The different testimonies that I collected from old wise men of the ethnic groups concerned have been analyzed and allowed us to trace the origins of the Mokpá, Ɛnyá, Metóko, and Lengola in the region of Shabunda in the Maniema Province. These ethnic groups appear to have cohabited with their brother Lega. According to oral tradition, the reason for the dispersion was the regular deaths amongst the Mokpá, Ɛnyá, and Metóko during circumcision ceremonies. The latter, followed by the Lengola, followed the river Oɓiatoku to reach its confluence with the Lualaba. Their temporary settlement near the confluence was enabled by the Kómo showing hospitality to them. The Kómo would have left their brothers Bira and Ndaka in Ituri out of greed and settled in the forest corridor that crosses the river Oɓiatoku. The Kómo then assimilated to hunter-gatherers who resembled them physically and later became the owners of this forest. They welcomed the Mokpá, Ɛnyá, Metóko, and Lengola for a long period before each found a zone adapted to their subsistence activities. However, when the cruelty of the Kómo started to manifest, especially by eating young boys of other ethnic groups, the dispersion became urgent. The Lengola went up the Lualaba and settled behind the Tubundubundu Falls at Ubundu for fishing and agriculture; the Metóko neighbored the Lengola towards the palm grove that would have seduced them; the Mokpá settled downriver from the Tubundubundu Falls until Batikalela, the fifteenth and last Mokpá village, located 40 km from the Wagenia Falls; finally, the Ɛnyá went down the river until Kisangani where they found the last falls in the hands of the Mbole who were subsequently chased by these enthusiasts of waterfalls. The story goes that the Ɛnyá were named “Bageni” there (which means ‘visitors’ in Swahili) by a Kómo girl. Having seen unknown people at the falls when she drew water, she informed her parents back home in Swahili that Tipo-Tipo had installed his men in this jungle during the Arab campaigns, saying: “…niliona bageni ku bahali” (… I saw the visitors at the river). The two terms (Baɛnyá and Bageni), even though designating the same group of people, would thus have different origins. Here, we can observe that the formal resemblances between the two terms is simply a coincidence, which today makes people believe that it is one and the same word.

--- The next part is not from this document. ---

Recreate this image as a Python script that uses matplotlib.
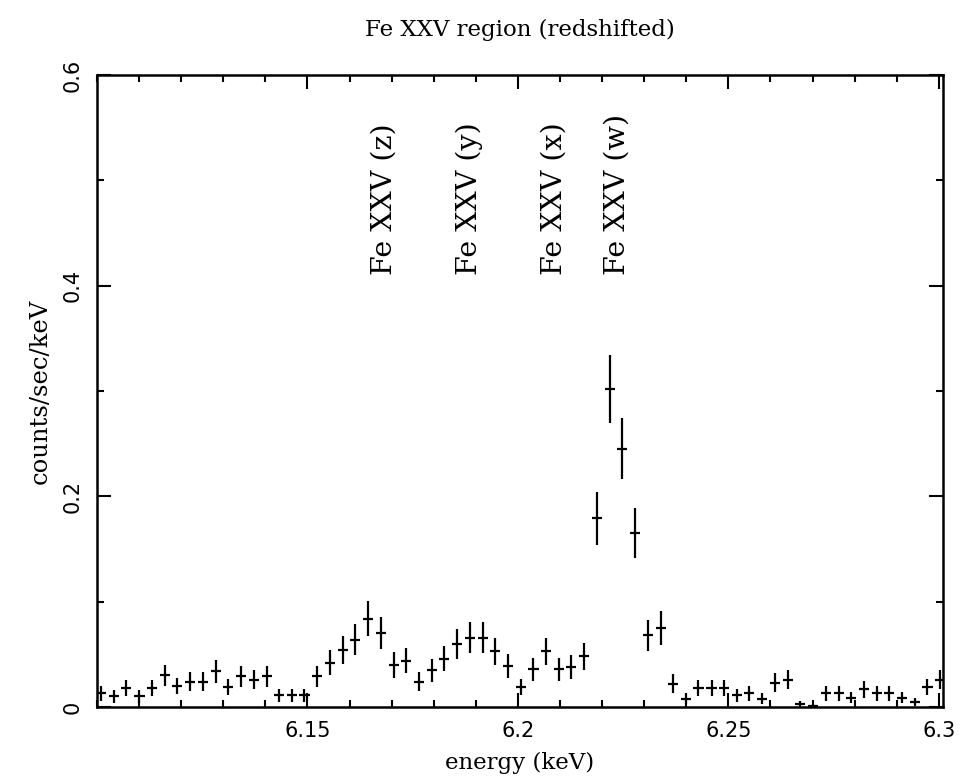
import numpy as np
import matplotlib
matplotlib.use('Agg')
import matplotlib.pyplot as plt
from matplotlib.ticker import MultipleLocator

# 数据
energy = [6.1010, 6.1040, 6.1070, 6.1101, 6.1131, 6.1161, 6.1191, 6.1221, 6.1252, 6.1282,
          6.1312, 6.1342, 6.1372, 6.1403, 6.1433, 6.1463, 6.1493, 6.1523, 6.1554, 6.1584,
          6.1614, 6.1644, 6.1674, 6.1705, 6.1735, 6.1765, 6.1795, 6.1825, 6.1856, 6.1886,
          6.1916, 6.1946, 6.1976, 6.2007, 6.2037, 6.2067, 6.2097, 6.2127, 6.2158, 6.2188,
          6.2218, 6.2248, 6.2278, 6.2309, 6.2339, 6.2369, 6.2399, 6.2429, 6.2460, 6.2490,
          6.2520, 6.2550, 6.2580, 6.2611, 6.2641, 6.2671, 6.2701, 6.2731, 6.2762, 6.2792,
          6.2822, 6.2852, 6.2882, 6.2913, 6.2943, 6.2973, 6.3003]
rate = [0.013, 0.010, 0.018, 0.010, 0.018, 0.030, 0.020, 0.024, 0.024, 0.034,
        0.019, 0.029, 0.026, 0.029, 0.011, 0.011, 0.011, 0.029, 0.042, 0.054,
        0.064, 0.084, 0.070, 0.040, 0.044, 0.024, 0.035, 0.046, 0.060, 0.066,
        0.066, 0.053, 0.039, 0.019, 0.036, 0.053, 0.036, 0.038, 0.048, 0.179,
        0.302, 0.245, 0.165, 0.068, 0.075, 0.022, 0.008, 0.018, 0.018, 0.018,
        0.011, 0.013, 0.008, 0.023, 0.026, 0.003, 0.001, 0.013, 0.013, 0.009,
        0.017, 0.013, 0.013, 0.009, 0.005, 0.019, 0.026]
rate_err = [0.007, 0.006, 0.008, 0.006, 0.008, 0.010, 0.008, 0.009, 0.009, 0.011,
            0.008, 0.010, 0.009, 0.010, 0.006, 0.006, 0.006, 0.010, 0.012, 0.013,
            0.015, 0.017, 0.015, 0.012, 0.012, 0.009, 0.011, 0.012, 0.014, 0.015,
            0.015, 0.013, 0.011, 0.008, 0.011, 0.013, 0.011, 0.011, 0.013, 0.025,
            0.032, 0.029, 0.024, 0.015, 0.016, 0.009, 0.005, 0.008, 0.008, 0.008,
            0.006, 0.007, 0.005, 0.009, 0.009, 0.003, 0.002, 0.007, 0.007, 0.005,
            0.008, 0.007, 0.007, 0.005, 0.004, 0.008, 0.009]
bin_half = 0.0012

line_labels = ['Fe XXV (z)', 'Fe XXV (y)', 'Fe XXV (x)', 'Fe XXV (w)']
line_energy = [6.1683, 6.1885, 6.2086, 6.2236]
label_y = 0.41

serif = ['DejaVu Serif']

fig = plt.figure(figsize=(9.63, 7.79), dpi=100)
ax = fig.add_axes([0.1007, 0.0924, 0.8786, 0.8113])

ax.errorbar(energy, rate, yerr=rate_err, xerr=bin_half, fmt='none',
            ecolor='black', elinewidth=1.6, capsize=0)

for lab, e in zip(line_labels, line_energy):
    ax.text(e, label_y, lab, rotation=90, ha='center', va='bottom',
            fontsize=20.5, family=serif)

ax.set_xlim(6.1, 6.301)
ax.set_ylim(0, 0.6)
ax.set_xticks([6.15, 6.2, 6.25, 6.3])
ax.set_xticklabels(['6.15', '6.2', '6.25', '6.3'])
ax.xaxis.set_minor_locator(MultipleLocator(0.01))
ax.set_yticks([0, 0.2, 0.4, 0.6])
ax.set_yticklabels(['0', '0.2', '0.4', '0.6'], rotation=90, va='center')
ax.yaxis.set_minor_locator(MultipleLocator(0.1))

ax.tick_params(which='both', direction='in', top=True, right=True,
               labelsize=15, width=1.5, pad=10)
ax.tick_params(which='major', length=10)
ax.tick_params(which='minor', length=5)
for s in ax.spines.values():
    s.set_linewidth(1.8)

ax.set_xlabel('energy (keV)', fontsize=16.5, family=serif, labelpad=8)
ax.set_ylabel('counts/sec/keV', fontsize=17.5, family=serif, labelpad=8)
ax.set_title('Fe XXV region (redshifted)', fontsize=16.5, family=serif, pad=28)

fig.savefig('out.png', dpi=100)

On the linguistic level, when observing the collected vocabularies, the affiliation between certain languages is confirmed by words corresponding formally and semantically. Mokpá, Ɛnyá and Metóko, for instance, would have been dialects of a single language that diverged into autonomous languages. And when we link them to Lega (Mwenga), we note in Lega the absence of the consonants k, ɸ and labiovelars, which are found in Mokpá, Ɛnyá, Metóko, as in Lengola. Another observation is that the consonants p and g exist in Lega but are absent in Mokpá, Ɛnyá and Metóko. Their presence in these languages is only possible in prenasalized position or a loanword, but never in intervocalic position. If the acquisition and/or loss of certain consonants can be linked to internal linguistic changes, the adoption of labiovelars must be the outcome of linguistic contact. With respect to what preceded, we think that the adoption of labiovelars by Bantu languages was not always the result of contact with non-Bantu languages. Probably, certain Bantu languages also played the role of intermediary. Mokpá, Ɛnyá and Metóko, for instance, are not in immediate contact with non-Bantu languages. Still, they possess labiovelars, presumably because of contact with Kómo, another Bantu language.